Insight 19: The best ‘ageing gracefully’ secret ever!
None of us are delighted as we age, but before ditching the booze, as someone working in the media, I was literally in denial and terrified, I didn’t like the idea of looking older, I was quite bloated, looking a bit grey round the gills, I didn’t like the lines on my face, the dryness of my skin, I was fearful of everything ‘going south’, illness coming in, energy depleting, everything felt a bit s**t.
I didn’t want to go the botox, surgery route, I hated vigorous boot camp style exercise, and didn’t fancy starving myself to drop a few pounds. Since stopping drinking I have a whole new attitude, I think I look younger, now perhaps I don’t, (!) maybe its just that I’ve toned up a bit, but most definitely my skin is clearer, I have better eyesight, who knew! Sober hair, (yep better condition) and masses more energy. If none of that is true, and you think I look terrible, the great news is… I don’t care,- I like myself a lot more now!
Truly ditching the booze is the best anti ageing hack ever. You genuinely cop a bit of anti ageing magic.

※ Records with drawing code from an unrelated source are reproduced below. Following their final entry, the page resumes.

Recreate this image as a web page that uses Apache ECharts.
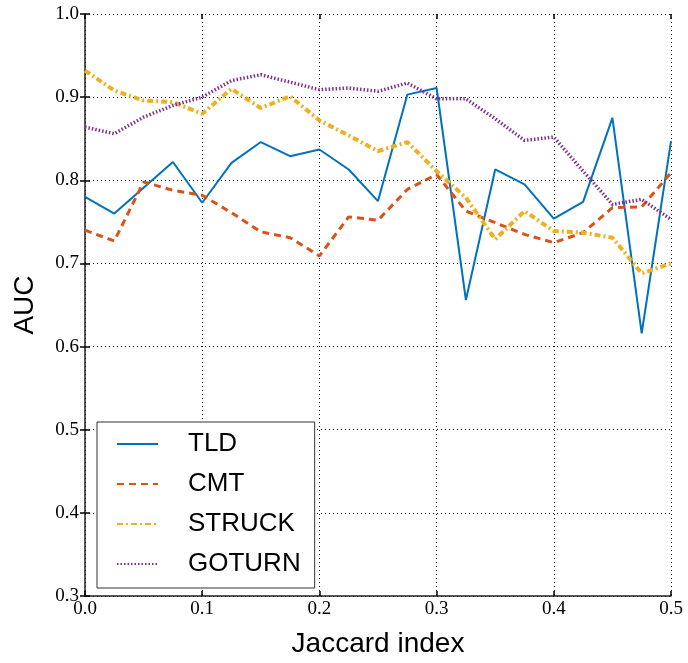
<!DOCTYPE html>
<html>
<head>
<meta charset="utf-8">
<script src="https://cdn.jsdelivr.net/npm/echarts@6/dist/echarts.min.js"></script>
<style>html,body{margin:0;padding:0;background:#fff;}#c{width:688px;height:663px;}</style>
</head>
<body>
<div id="c"></div>
<script>
var jaccard = [0.0, 0.025, 0.05, 0.075, 0.1, 0.125, 0.15, 0.175, 0.2, 0.225, 0.25, 0.275, 0.3, 0.325, 0.35, 0.375, 0.4, 0.425, 0.45, 0.475, 0.5];
var tld    = [0.780, 0.760, 0.791, 0.822, 0.773, 0.821, 0.846, 0.829, 0.837, 0.813, 0.775, 0.903, 0.911, 0.656, 0.813, 0.795, 0.754, 0.774, 0.875, 0.616, 0.847];
var cmt    = [0.740, 0.727, 0.798, 0.788, 0.782, 0.761, 0.738, 0.731, 0.709, 0.756, 0.752, 0.789, 0.807, 0.763, 0.749, 0.735, 0.725, 0.737, 0.767, 0.768, 0.809];
var struck = [0.932, 0.908, 0.896, 0.894, 0.880, 0.910, 0.887, 0.901, 0.872, 0.854, 0.835, 0.846, 0.811, 0.779, 0.729, 0.763, 0.739, 0.737, 0.731, 0.688, 0.700];
var goturn = [0.864, 0.856, 0.876, 0.890, 0.900, 0.920, 0.927, 0.918, 0.909, 0.911, 0.907, 0.917, 0.898, 0.898, 0.874, 0.848, 0.852, 0.811, 0.771, 0.777, 0.753];
var seriesNames = ['TLD', 'CMT', 'STRUCK', 'GOTURN'];
var xTickLabels = ['0.0', '0.1', '0.2', '0.3', '0.4', '0.5'];
var yTickLabels = ['0.3', '0.4', '0.5', '0.6', '0.7', '0.8', '0.9', '1.0'];

function pairs(ys) { return ys.map(function (v, i) { return [jaccard[i], v]; }); }

var serif = '"Liberation Serif", "DejaVu Serif", serif';
var sans = '"Liberation Sans", Arial, sans-serif';

var chart = echarts.init(document.getElementById('c'), null, {renderer: 'canvas'});
var gridLine = {show: true, showMinLine: true, showMaxLine: true, lineStyle: {color: '#000', type: [1, 3], width: 1}};
var tickIn = {show: true, inside: true, length: 5, lineStyle: {color: '#000', width: 1.5}};
var axLine = {show: true, onZero: false, lineStyle: {color: '#222', width: 1.5}};

chart.setOption({
  backgroundColor: '#fff',
  animation: false,
  grid: {left: 85, right: 17, top: 14, bottom: 61, containLabel: false},
  xAxis: [{
    type: 'value', min: 0, max: 0.5, interval: 0.1, position: 'bottom',
    name: 'Jaccard index', nameLocation: 'middle', nameGap: 34,
    nameTextStyle: {fontFamily: sans, fontSize: 28, color: '#000'},
    axisLine: axLine, axisTick: tickIn, splitLine: gridLine,
    axisLabel: {margin: 4, fontFamily: serif, fontSize: 19, color: '#000',
      formatter: function (v) { return xTickLabels[Math.round(v * 10)]; }}
  }, {
    type: 'value', min: 0, max: 0.5, interval: 0.1, position: 'top',
    axisLine: {show: false}, axisTick: tickIn, splitLine: {show: false}, axisLabel: {show: false}
  }],
  yAxis: [{
    type: 'value', min: 0.3, max: 1.0, interval: 0.1, position: 'left',
    name: 'AUC', nameLocation: 'middle', nameGap: 46, nameRotate: 90,
    nameTextStyle: {fontFamily: sans, fontSize: 28, color: '#000'},
    axisLine: axLine, axisTick: tickIn, splitLine: gridLine,
    axisLabel: {margin: 6, fontFamily: serif, fontSize: 19, color: '#000',
      formatter: function (v) { return yTickLabels[Math.round(v * 10) - 3]; }}
  }, {
    type: 'value', min: 0.3, max: 1.0, interval: 0.1, position: 'right',
    axisLine: {show: false}, axisTick: tickIn, splitLine: {show: false}, axisLabel: {show: false}
  }],
  legend: {
    orient: 'vertical', left: 97, top: 422,
    backgroundColor: '#fff', borderColor: '#333', borderWidth: 1,
    padding: [9, 14, 11, 19], itemGap: 14, itemWidth: 41, itemHeight: 14,
    itemStyle: {opacity: 0, borderWidth: 0},
    textStyle: {fontFamily: sans, fontSize: 26, color: '#000', padding: [0, 0, 0, 25]},
    data: seriesNames
  },
  series: [
    {name: seriesNames[0], type: 'line', data: pairs(tld), symbol: 'none', color: '#0072BD',
      lineStyle: {width: 2, color: '#0072BD', type: 'solid'}},
    {name: seriesNames[1], type: 'line', data: pairs(cmt), symbol: 'none', color: '#D95319',
      lineStyle: {width: 3, color: '#D95319', type: [7, 5]}},
    {name: seriesNames[2], type: 'line', data: pairs(struck), symbol: 'none', color: '#EDB120',
      lineStyle: {width: 4, color: '#EDB120', type: [6, 3, 2, 3]}},
    {name: seriesNames[3], type: 'line', data: pairs(goturn), symbol: 'none', color: '#7E2F8E',
      lineStyle: {width: 3.5, color: '#7E2F8E', type: [1.5, 2]}}
  ]
});
</script>
</body>
</html>
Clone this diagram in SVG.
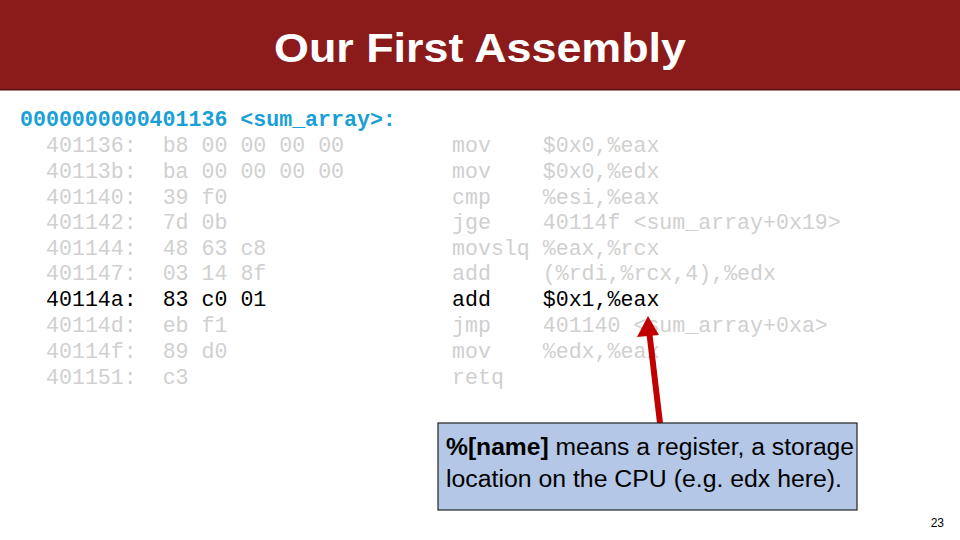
<svg xmlns="http://www.w3.org/2000/svg" width="960" height="540" viewBox="0 0 960 540">
<style>
.m{font-family:"Liberation Mono",monospace;font-size:21.6px;fill:#d0d0d0;white-space:pre}
.k{fill:#000}
.b{fill:#1a9fd6;font-weight:bold}
.t{font-family:"Liberation Sans",Arial,sans-serif;font-size:23px;fill:#000}
</style>
<rect width="960" height="540" fill="#fff"/>
<g id="header"><rect x="0" y="0" width="960" height="90" fill="#8b1a1a"/><rect x="0" y="89" width="960" height="1.5" fill="#5a0f0f"/>
<text x="480" y="62" text-anchor="middle" font-family="Liberation Sans,Arial,sans-serif" font-size="41" font-weight="bold" fill="#fff" textLength="412" lengthAdjust="spacingAndGlyphs">Our First Assembly</text></g>
<g id="code" xml:space="preserve">
<text class="m b" x="20" y="126">0000000000401136 &lt;sum_array&gt;:</text>
<text class="m" x="46" y="152">401136:  b8 00 00 00 00</text>
<text class="m" x="46" y="178">40113b:  ba 00 00 00 00</text>
<text class="m" x="46" y="204">401140:  39 f0</text>
<text class="m" x="46" y="229">401142:  7d 0b</text>
<text class="m" x="46" y="255">401144:  48 63 c8</text>
<text class="m" x="46" y="280">401147:  03 14 8f</text>
<text class="m k" x="46" y="306">40114a:  83 c0 01</text>
<text class="m" x="46" y="332">40114d:  eb f1</text>
<text class="m" x="46" y="358">40114f:  89 d0</text>
<text class="m" x="46" y="384">401151:  c3</text>
<text class="m" x="452" y="152">mov    $0x0,%eax</text>
<text class="m" x="452" y="178">mov    $0x0,%edx</text>
<text class="m" x="452" y="204">cmp    %esi,%eax</text>
<text class="m" x="452" y="229">jge    40114f &lt;sum_array+0x19&gt;</text>
<text class="m" x="452" y="255">movslq %eax,%rcx</text>
<text class="m" x="452" y="280">add    (%rdi,%rcx,4),%edx</text>
<text class="m k" x="452" y="306">add    $0x1,%eax</text>
<text class="m" x="452" y="332">jmp    401140 &lt;sum_array+0xa&gt;</text>
<text class="m" x="452" y="358">mov    %edx,%eax</text>
<text class="m" x="452" y="384">retq</text>
</g>
<g id="connectors"><line x1="660" y1="423" x2="649" y2="330" stroke="#c00000" stroke-width="6"/><path d="M637,337L648,316L659,335z" fill="#c00000"/></g>
<g id="note"><rect x="438" y="423" width="419" height="87" fill="#b4c7e7" stroke="#222" stroke-width="1.2"/>
<text class="t" x="446" y="455" textLength="408" lengthAdjust="spacingAndGlyphs"><tspan font-weight="bold">%[name]</tspan> means a register, a storage</text>
<text class="t" x="446" y="487" textLength="396" lengthAdjust="spacingAndGlyphs">location on the CPU (e.g. edx here).</text></g>
<text x="944" y="527" text-anchor="end" font-family="Liberation Sans,Arial,sans-serif" font-size="12" fill="#000">23</text>
</svg>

Listen to my podcast episode with Dr Anya Topiwala on Alcohol and ageing, its very hard hitting!
Insight 20: Kindness is good for you.
I was a fan of Dr David Hamiltons work and his book Why Kindness is good for you, long before I stopped drinking, I knew the ‘science’ around doing something for others, around random acts of kindness and the fact that the person being kind gets an even bigger dopamine hit than the reciever….but I hadn’t properly embodied it. It was only once I started to feel more compassion for others that I really began to see the power of kindness. I genuinely believe that sober people are more kind, we are nicer….really! Imagine if the world was choc full of people who wanted to see you succeed, who were cheering you on, to reach your goals, to live your best life, free from addiction, no competition or envy, just support and encouragment. – Thats the Sober Community.
Insight 21: It’s way more than just a health fad.
Years ago, I may have lumped going alcohol free in with doing a juice challenge, being vegan for a month, rocking up to a hardcore exercise regime. Its not, it’s the biggest most important decision you will EVER make, its not just a ‘health fad’ a wellbeing trend, its underpins Everything!
Don’t underestimate the power of choosing to step free from the alcohol trap.
It’s the gift that keeps on giving, every year gets better. I love the fact that sober heroes and celebs like Anthony Hopkins, Elton John, et al regularly wax lyrical about their ‘soberversary’ it means so much.
At 2000 days sober, I’ve finally become who I am meant to be, its been challenging and miraculous, revealing life’s intricate tapestry. As I say in my book happy healthy sober, ditching the booze means you can finally see life in glorious technicolour.